Danger plus grave: ceux qui ne fréquentent pas leur atelier ne peuvent l’aimer. Nous avons insinué tout-à-l’heure qu’ils ne le dénigrent pas seulement par leur absence, mais peut-être aussi par leurs paroles, et cette supposition n’est malheureusement pas calomnieuse. Et cela s’explique facilement.
Nous ne pouvons-nous complaire à un travail que nous sabotons; nous lui reprochons le plus souvent de manquer d’attraits sans vouloir convenir que la beauté d’une tâche ne se décèle point à qui l’exécute comme une corvée. Nous lui attribuons en somme – et sans nous en douter nos propres défauts, de même qu’au fond nous en voulons plus à un ancien ami pour les torts que nous eûmes envers lui que pour ceux dont il a pu se rendre coupable envers nous.

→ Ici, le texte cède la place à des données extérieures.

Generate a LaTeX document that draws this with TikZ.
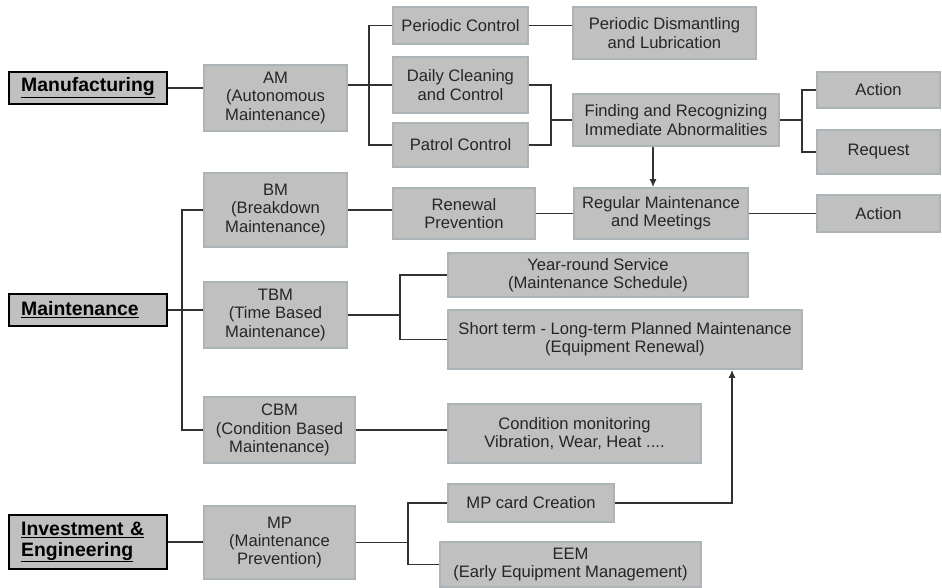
\documentclass[tikz,border=0pt]{standalone}
\usepackage{fontspec}
\setmainfont{Liberation Sans}
\usetikzlibrary{arrows.meta}
\definecolor{boxfill}{RGB}{192,192,192}
\definecolor{boxline}{RGB}{172,180,184}
\definecolor{txt}{RGB}{38,38,38}
\definecolor{wire}{RGB}{50,50,50}
\begin{document}
\begin{tikzpicture}[x=1pt,y=-1pt,
  gbox/.style={draw=boxline, line width=1.6pt, fill=boxfill, text=txt, align=center, inner sep=0pt,
    font=\fontsize{16.6}{18.2}\selectfont},
  catbox/.style={draw=black, line width=2.4pt, fill=boxfill, text=black, align=left, anchor=west,
    inner xsep=12pt, inner ysep=0pt, text width=134pt, font=\fontsize{19.4}{21}\selectfont\bfseries},
  wirestyle/.style={draw=wire, line width=1.5pt},
  arr/.style={wirestyle, -{Latex[length=8pt,width=7pt]}}]
\useasboundingbox (0,0) rectangle (942,588);
% category boxes
\node[catbox, minimum height=32pt] (manu) at (8,88) {\underline{Manufacturing}};
\node[catbox, minimum height=32pt] (maint) at (8,310) {\underline{Maintenance}};
\node[catbox, minimum height=54pt] (inv) at (8,542) {\underline{Investment \&}\\\underline{Engineering}};
% second column
\node[gbox, minimum width=143pt, minimum height=66pt] (AM) at (275.5,98) {AM\\(Autonomous\\Maintenance)};
\node[gbox, minimum width=143pt, minimum height=74pt] (BM) at (275.5,210) {BM\\(Breakdown\\Maintenance)};
\node[gbox, minimum width=143pt, minimum height=66pt] (TBM) at (275.5,315) {TBM\\(Time Based\\Maintenance)};
\node[gbox, minimum width=151pt, minimum height=66pt] (CBM) at (279.5,430) {CBM\\(Condition Based\\Maintenance)};
\node[gbox, minimum width=151pt, minimum height=73pt] (MP) at (279.5,542.5) {MP\\(Maintenance\\Prevention)};
% AM branch
\node[gbox, minimum width=135pt, minimum height=37pt] (PC) at (460.5,25.5) {Periodic Control};
\node[gbox, minimum width=135pt, minimum height=56pt] (DC) at (460.5,85) {Daily Cleaning\\and Control};
\node[gbox, minimum width=135pt, minimum height=44pt] (PT) at (460.5,145) {Patrol Control};
\node[gbox, minimum width=183pt, minimum height=52pt] (PDL) at (664.5,33) {Periodic Dismantling\\and Lubrication};
\node[gbox, minimum width=206pt, minimum height=52pt] (FIND) at (676,120) {Finding and Recognizing\\Immediate Abnormalities};
\node[gbox, minimum width=123pt, minimum height=36pt] (ACT1) at (878.5,90) {Action};
\node[gbox, minimum width=123pt, minimum height=44pt] (REQ) at (878.5,152) {Request};
% BM branch
\node[gbox, minimum width=142pt, minimum height=51pt] (REN) at (464,213.5) {Renewal\\Prevention};
\node[gbox, minimum width=174pt, minimum height=51pt] (REG) at (661,213.5) {Regular Maintenance\\and Meetings};
\node[gbox, minimum width=123pt, minimum height=37pt] (ACT2) at (878.5,213.5) {Action};
% TBM branch
\node[gbox, minimum width=300pt, minimum height=44pt] (YR) at (598,275) {Year-round Service\\(Maintenance Schedule)};
\node[gbox, minimum width=354pt, minimum height=59pt] (ST) at (625,339.5) {Short term - Long-term Planned Maintenance\\(Equipment Renewal)};
% CBM branch
\node[gbox, minimum width=253pt, minimum height=59pt] (COND) at (574.5,433.5) {Condition monitoring\\Vibration, Wear, Heat ....};
% MP branch
\node[gbox, minimum width=166pt, minimum height=38pt] (MPC) at (531,503) {MP card Creation};
\node[gbox, minimum width=261pt, minimum height=45pt] (EEM) at (570.5,564.5) {EEM\\(Early Equipment Management)};
% trunk coordinates
\coordinate (t1) at (369,0);
\coordinate (t2) at (551,0);
\coordinate (t3) at (802,0);
\coordinate (t4) at (182,0);
\coordinate (t5) at (400,0);
\coordinate (t6) at (408,0);
\coordinate (a1) at (653,0);
\coordinate (a2) at (732,0);
% connectors
\draw[wirestyle] (manu.east) -- (manu.east -| AM.west);
\draw[wirestyle] (DC.west) -- (DC.west -| AM.east);
\draw[wirestyle] (PC.west) -| (t1 |- PT.west) -- (PT.west);
\draw[wirestyle] (PC.east) -- (PC.east -| PDL.west);
\draw[wirestyle] (DC.east) -| (t2 |- PT.east) -- (PT.east);
\draw[wirestyle] (t2 |- FIND.west) -- (FIND.west);
\draw[wirestyle] (FIND.east) -- (FIND.east -| t3);
\draw[wirestyle] (ACT1.west) -| (t3 |- REQ.west) -- (REQ.west);
\draw[arr] (FIND.south -| a1) -- (REG.north -| a1);
\draw[wirestyle] (BM.east) -- (BM.east -| REN.west);
\draw[wirestyle] (REN.east) -- (REG.west);
\draw[wirestyle] (REG.east) -- (ACT2.west);
\draw[wirestyle] (BM.west) -| (t4 |- CBM.west) -- (CBM.west);
\draw[wirestyle] (maint.east) -- (maint.east -| TBM.west);
\draw[wirestyle] (TBM.east) -- (TBM.east -| t5);
\draw[wirestyle] (YR.west) -| (t5 |- ST.west) -- (ST.west);
\draw[wirestyle] (CBM.east) -- (CBM.east -| COND.west);
\draw[wirestyle] (inv.east) -- (inv.east -| MP.west);
\draw[wirestyle] (MP.east) -- (MP.east -| t6);
\draw[wirestyle] (MPC.west) -| (t6 |- EEM.west) -- (EEM.west);
\draw[arr] (MPC.east) -| (a2 |- ST.south);
\end{tikzpicture}
\end{document}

Des hommes qui ne savent pas remplir un devoir accepté montrent qu’ils sont indignes de la liberté. La législation maçonnique a eu pour eux la pudeur qui leur fait défaut : elle n’a pas osé prévoir et punir leur cas. Elle a bien spécifié que les officiers manquant à leurs fonctions devaient être remplacés, mais cette obligation, inspirée de nécessités administratives, ne revêt même pas la forme d’une pénalité. On peut s’étonner que l’Obédience entérine l’exclusion d’un frère par son atelier pour manquement à ses obligations matérielles et ne l’admette point pour manquement à ses obligations morales alors que le deuxième délit est tellement plus grave que le premier.
C’est que ce délit ne peut même pas être envisagé.
Une Institution qui base sa force sur une discipline consentie ne peut emprisonner ses adhérents dans les mailles serrées d’un code. Ce serait une insulte qui rejaillirait sur elle-même. Elle n’est pas une patrie qui impose sa foi et qui exige des sacrifices. Ceux qui se présentent à elle sont des volontaires promettant de la bien servir; elle ne peut s’abaisser à les considérer comme des serfs qu’on mène au labour à coups de fouet. Elle ne demande à ses recrues que d’être libres, non point, comme le prétendent nos adversaires, pour aliéner leur liberté mais au contraire pour qu’ils l’entretiennent parmi la sereine impartialité de ses temples. Sinon elle punirait leur défection. Si un frère a trop présumé de ses aptitudes, elle lui permet de s’en aller, mais s’il entend demeurer à son service, au sens total et admirable du mot, elle ne lui fait pas l’injure de penser qu’il ne lui donnera que les miettes de ses loisirs ou qu’il se croira quitte envers elle en lui faisant l’aumône de sa sportule.
Un maçon qui ne considère pas que son absence aux travaux doit être exceptionnelle, qu’il n’y peut pas plus manquer, honnêtement parlant, qu’à son métier ou aux heures de son emploi profane, que le devoir maçonnique est aussi impérieux que le devoir civique – celui-là, même s’il paie son droit d’être maçon par la lettre sinon par l’esprit, prouve qu’il n’a pas compris la morale de notre Institution qui a voulu substituer à l’humiliante charité l’anoblissante vertu de la solidarité.
Pour tenter de remédier à ce parasitisme, une loge de l’Orient de Paris avait projeté de doubler le montant de sa cotisation annuelle, en accordant des jetons de présence dont la totalité aurait ramené cette cotisation à son taux primitif pour les membres assistant au minimum à dix tenues. Or aussi invraisemblable que cela soit, cette proposition a été considérée par certains comme immorale.
Le régime capitaliste a tellement pollué la société française que des travailleurs qui refusent de se laisser exploiter semblent toujours des âmes d’esclaves, envieuses des biens des possédants. Or, en maçonnerie, non seulement nous n’admettons pas que le capital quel que soit son apport puisse prévaloir sur le travail, mais nous ne devons même pas consentir à leur équivalence. Chez nous, un homme qui donne ne vaudra jamais un homme qui se donne. Et répétons-le, et crions-le bien haut. Celui dont le médiocre dévouement ne sera connu que du trésorier restera le débiteur du maçon qui même si ses moyens ne lui permettent pas d’acquitter ses droits apportera à l’ensemble de ses frères les ressources de son cerveau et l’inestimable offrande de son cœur.